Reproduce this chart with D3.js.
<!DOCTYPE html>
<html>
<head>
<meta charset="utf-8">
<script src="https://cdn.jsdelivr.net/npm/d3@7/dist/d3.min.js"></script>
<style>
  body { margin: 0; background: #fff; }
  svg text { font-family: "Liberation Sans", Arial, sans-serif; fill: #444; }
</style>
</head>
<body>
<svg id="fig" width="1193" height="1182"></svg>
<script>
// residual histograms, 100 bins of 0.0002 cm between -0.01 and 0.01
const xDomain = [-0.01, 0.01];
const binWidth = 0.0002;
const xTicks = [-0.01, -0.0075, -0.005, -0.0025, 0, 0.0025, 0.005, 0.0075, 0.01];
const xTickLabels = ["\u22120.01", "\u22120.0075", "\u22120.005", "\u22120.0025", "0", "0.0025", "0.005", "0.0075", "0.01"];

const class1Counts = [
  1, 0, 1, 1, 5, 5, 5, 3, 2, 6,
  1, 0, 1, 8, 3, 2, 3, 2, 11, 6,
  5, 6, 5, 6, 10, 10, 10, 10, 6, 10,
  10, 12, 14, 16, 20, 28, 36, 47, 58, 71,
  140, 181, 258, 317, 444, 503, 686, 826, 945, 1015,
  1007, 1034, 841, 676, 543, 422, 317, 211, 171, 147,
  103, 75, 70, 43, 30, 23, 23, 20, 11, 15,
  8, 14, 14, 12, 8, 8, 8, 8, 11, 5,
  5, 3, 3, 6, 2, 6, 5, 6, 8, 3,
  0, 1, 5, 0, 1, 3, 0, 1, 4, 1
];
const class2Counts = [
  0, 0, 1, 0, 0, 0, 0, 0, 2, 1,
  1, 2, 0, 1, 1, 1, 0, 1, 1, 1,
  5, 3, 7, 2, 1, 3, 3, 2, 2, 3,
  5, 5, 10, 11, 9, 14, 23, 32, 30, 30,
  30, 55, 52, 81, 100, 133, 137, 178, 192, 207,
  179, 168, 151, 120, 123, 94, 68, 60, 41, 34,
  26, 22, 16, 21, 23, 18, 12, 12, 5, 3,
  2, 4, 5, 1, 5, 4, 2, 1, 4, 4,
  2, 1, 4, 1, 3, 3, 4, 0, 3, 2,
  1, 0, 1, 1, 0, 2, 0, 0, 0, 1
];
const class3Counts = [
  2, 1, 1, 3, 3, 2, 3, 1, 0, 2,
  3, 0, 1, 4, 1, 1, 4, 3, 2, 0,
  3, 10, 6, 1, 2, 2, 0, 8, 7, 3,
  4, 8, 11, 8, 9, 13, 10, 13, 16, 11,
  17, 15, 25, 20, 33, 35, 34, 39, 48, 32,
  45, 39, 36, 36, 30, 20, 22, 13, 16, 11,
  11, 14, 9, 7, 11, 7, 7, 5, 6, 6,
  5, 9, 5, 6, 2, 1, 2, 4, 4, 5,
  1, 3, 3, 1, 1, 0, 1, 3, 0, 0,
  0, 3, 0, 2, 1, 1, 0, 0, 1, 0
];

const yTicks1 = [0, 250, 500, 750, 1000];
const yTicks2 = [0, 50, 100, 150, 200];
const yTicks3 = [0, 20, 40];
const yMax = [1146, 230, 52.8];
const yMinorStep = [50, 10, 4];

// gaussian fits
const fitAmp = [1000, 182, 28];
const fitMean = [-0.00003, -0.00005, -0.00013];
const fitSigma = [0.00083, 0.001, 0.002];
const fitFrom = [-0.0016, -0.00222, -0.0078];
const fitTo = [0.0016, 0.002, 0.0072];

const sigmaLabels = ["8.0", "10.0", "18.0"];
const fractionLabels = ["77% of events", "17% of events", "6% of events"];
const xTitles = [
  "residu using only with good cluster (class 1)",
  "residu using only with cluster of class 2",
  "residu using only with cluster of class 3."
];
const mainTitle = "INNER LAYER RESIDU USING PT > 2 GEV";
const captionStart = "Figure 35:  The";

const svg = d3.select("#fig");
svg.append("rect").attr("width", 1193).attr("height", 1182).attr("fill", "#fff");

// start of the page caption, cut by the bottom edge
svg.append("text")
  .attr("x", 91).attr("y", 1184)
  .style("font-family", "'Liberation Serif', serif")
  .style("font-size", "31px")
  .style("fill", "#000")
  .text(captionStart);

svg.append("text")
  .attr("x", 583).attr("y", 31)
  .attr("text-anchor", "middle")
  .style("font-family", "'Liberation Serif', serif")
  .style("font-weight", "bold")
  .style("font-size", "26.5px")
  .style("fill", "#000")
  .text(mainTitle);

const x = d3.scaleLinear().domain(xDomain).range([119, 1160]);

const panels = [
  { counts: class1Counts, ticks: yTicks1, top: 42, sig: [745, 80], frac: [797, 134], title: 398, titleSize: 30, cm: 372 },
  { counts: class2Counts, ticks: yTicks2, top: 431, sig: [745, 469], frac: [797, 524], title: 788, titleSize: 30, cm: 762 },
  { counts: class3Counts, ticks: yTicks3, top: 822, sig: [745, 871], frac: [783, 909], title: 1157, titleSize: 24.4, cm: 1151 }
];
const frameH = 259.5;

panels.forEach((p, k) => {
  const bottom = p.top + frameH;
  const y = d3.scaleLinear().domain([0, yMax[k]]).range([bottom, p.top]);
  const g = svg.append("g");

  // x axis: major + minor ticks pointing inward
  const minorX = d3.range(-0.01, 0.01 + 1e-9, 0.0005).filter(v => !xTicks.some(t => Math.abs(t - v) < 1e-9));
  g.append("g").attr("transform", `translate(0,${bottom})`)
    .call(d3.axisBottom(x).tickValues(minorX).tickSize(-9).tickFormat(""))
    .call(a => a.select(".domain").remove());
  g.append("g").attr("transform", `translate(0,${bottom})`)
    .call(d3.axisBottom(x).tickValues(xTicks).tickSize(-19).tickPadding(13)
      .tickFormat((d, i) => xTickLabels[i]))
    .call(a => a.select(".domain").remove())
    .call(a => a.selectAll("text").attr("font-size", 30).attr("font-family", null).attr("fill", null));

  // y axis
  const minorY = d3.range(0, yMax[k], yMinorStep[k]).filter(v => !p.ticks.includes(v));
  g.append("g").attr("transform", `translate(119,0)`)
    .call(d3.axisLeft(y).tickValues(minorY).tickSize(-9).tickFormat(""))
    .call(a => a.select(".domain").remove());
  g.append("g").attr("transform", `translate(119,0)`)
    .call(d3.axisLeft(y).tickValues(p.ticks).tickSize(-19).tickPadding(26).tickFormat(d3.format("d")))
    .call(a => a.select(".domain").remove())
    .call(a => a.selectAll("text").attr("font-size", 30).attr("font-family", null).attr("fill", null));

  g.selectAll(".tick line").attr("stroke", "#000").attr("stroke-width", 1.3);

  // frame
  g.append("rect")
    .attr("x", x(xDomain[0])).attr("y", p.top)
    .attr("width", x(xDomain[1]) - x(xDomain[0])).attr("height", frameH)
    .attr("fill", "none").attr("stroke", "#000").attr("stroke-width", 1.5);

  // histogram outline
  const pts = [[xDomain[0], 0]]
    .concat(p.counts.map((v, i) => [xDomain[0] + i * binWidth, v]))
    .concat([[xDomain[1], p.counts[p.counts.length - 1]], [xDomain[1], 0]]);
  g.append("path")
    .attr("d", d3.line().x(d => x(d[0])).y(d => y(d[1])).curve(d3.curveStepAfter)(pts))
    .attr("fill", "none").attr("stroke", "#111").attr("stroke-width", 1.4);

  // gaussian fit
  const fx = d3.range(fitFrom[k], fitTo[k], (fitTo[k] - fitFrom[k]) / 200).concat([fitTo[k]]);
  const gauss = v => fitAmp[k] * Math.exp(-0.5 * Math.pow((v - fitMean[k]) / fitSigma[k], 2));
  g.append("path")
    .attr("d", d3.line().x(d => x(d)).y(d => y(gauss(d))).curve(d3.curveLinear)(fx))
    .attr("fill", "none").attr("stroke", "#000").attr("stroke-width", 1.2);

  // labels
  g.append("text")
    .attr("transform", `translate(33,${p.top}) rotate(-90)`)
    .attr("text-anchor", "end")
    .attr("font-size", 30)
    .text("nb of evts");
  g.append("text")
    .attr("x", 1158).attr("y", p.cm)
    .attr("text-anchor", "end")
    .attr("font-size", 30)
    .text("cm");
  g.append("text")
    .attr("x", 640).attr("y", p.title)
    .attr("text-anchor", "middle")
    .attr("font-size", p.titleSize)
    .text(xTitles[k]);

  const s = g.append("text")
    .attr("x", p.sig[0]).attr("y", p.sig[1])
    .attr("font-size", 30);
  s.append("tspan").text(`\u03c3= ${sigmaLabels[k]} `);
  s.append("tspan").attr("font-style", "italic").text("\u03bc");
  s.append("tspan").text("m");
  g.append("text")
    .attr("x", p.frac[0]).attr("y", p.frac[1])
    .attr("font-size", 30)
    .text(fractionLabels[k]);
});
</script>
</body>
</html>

---

Written exercise:
Find the word "with" in the data and copy out each line where it turns up.

Written answer:
Reproduce this chart with D3.js.
  "residu using only with good cluster (class 1)",
  "residu using only with cluster of class 2",
  "residu using only with cluster of class 3."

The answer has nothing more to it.